Layer 2: Elementary for monitoring

This catches what we didn’t think to test: volume drops, distribution shifts, schema changes. It’s not about strict correctness, it’s about early warning when reality diverges from expectations.

Layer 3: benchmark corpus for business truth

We test business questions as acceptance tests, executed against our semantic layer using Databricks Genie. Each question has an expected SQL and answer, computed on frozen datasets and time-bounded metrics.

Example:

“What was total orders in November 2025?” Expected: 12345

SELECT
  COUNT(DISTINCT `id_order`) AS `total_orders_november_2025`
FROM orders
WHERE YEAR(`order_date`) = 2025

This is where trust is validated. Not by asserting every intermediate column is perfect, but by guaranteeing stakeholders get correct and reproducible answers. When business logic changes, the benchmark is expected to break. Updating the expected answer becomes an explicit, reviewed decision. Effectively it’s a data contract.

The principle

A key principle is trusting source systems while being honest about risks. APIs being tested doesn’t mean they’re semantically immutable. We knowingly accept the risk of upstream contract drift and mitigate through monitoring and business-level benchmarks rather than downstream logic duplication.

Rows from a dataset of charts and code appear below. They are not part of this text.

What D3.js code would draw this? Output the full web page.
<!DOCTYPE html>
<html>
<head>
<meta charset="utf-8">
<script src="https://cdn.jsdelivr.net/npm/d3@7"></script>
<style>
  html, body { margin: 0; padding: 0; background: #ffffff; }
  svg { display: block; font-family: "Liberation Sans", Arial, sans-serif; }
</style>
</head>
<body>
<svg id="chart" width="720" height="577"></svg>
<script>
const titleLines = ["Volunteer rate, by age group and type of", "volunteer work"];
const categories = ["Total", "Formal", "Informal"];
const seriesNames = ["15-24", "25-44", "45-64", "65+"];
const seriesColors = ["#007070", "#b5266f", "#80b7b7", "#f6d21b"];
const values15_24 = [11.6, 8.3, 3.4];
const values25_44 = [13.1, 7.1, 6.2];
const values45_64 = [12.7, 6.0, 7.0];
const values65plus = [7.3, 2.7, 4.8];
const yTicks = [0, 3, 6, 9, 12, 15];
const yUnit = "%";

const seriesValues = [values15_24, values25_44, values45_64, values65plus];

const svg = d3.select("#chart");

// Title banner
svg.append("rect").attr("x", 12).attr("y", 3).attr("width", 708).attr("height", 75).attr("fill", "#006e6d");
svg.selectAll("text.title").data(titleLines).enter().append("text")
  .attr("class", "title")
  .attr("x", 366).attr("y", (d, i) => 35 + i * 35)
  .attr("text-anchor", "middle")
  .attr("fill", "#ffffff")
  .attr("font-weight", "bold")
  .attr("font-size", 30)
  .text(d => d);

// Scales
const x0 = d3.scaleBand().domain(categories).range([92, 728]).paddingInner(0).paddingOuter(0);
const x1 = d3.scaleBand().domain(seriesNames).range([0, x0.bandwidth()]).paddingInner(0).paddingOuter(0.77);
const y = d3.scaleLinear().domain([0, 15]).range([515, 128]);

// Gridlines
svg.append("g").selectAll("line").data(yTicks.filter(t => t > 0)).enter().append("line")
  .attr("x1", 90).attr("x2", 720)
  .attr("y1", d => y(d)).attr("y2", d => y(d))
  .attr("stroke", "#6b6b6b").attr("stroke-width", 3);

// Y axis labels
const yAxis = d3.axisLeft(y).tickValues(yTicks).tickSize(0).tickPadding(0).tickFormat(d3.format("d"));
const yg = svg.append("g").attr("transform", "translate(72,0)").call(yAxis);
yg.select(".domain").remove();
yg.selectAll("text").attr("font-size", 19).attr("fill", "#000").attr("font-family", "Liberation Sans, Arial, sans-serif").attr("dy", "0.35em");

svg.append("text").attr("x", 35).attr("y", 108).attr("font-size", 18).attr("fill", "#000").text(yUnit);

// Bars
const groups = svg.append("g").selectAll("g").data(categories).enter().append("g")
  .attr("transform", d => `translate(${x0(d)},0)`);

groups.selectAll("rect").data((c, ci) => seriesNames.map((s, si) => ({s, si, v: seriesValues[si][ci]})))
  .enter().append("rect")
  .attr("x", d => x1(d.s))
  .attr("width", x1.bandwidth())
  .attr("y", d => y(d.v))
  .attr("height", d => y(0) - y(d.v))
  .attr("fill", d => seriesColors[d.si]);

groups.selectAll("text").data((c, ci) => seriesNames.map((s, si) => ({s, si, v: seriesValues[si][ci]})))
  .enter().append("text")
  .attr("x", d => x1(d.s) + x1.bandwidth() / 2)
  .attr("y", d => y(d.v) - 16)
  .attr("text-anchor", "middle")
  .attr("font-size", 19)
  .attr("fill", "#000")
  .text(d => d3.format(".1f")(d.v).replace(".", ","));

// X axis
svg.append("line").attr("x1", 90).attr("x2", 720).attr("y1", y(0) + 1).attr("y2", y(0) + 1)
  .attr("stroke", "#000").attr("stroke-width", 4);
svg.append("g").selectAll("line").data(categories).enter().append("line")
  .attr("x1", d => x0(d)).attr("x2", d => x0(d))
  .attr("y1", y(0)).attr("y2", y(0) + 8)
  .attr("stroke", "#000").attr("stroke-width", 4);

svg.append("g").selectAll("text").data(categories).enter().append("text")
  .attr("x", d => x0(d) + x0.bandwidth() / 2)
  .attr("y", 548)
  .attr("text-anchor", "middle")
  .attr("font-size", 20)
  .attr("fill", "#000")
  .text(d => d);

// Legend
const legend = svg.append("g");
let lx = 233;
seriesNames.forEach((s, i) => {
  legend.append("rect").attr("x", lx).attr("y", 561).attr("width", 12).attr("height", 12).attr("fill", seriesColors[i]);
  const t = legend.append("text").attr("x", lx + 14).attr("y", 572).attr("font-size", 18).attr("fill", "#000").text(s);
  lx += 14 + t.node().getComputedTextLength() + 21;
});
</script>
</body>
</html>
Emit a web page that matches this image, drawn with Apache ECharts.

This works for us because we’re optimizing for insight velocity, not theoretical correctness. With a small team managing a fast-moving data platform, test maintenance cost matters. We measure success by whether stakeholders can rely on answers, not by how many tests pass.

Warning: This is not a fit for regulated environments, compliance-driven reporting or organizations with strict audit requirements.

The contract

In months our AI agent goes live for stakeholders. Our benchmark corpus is now the contract: those questions must return correct answers. If they do, the system works regardless of whether every intermediate column meets a traditional definition of perfection.

The classic testing pyramid optimizes for data correctness. We’re optimizing for time to insight.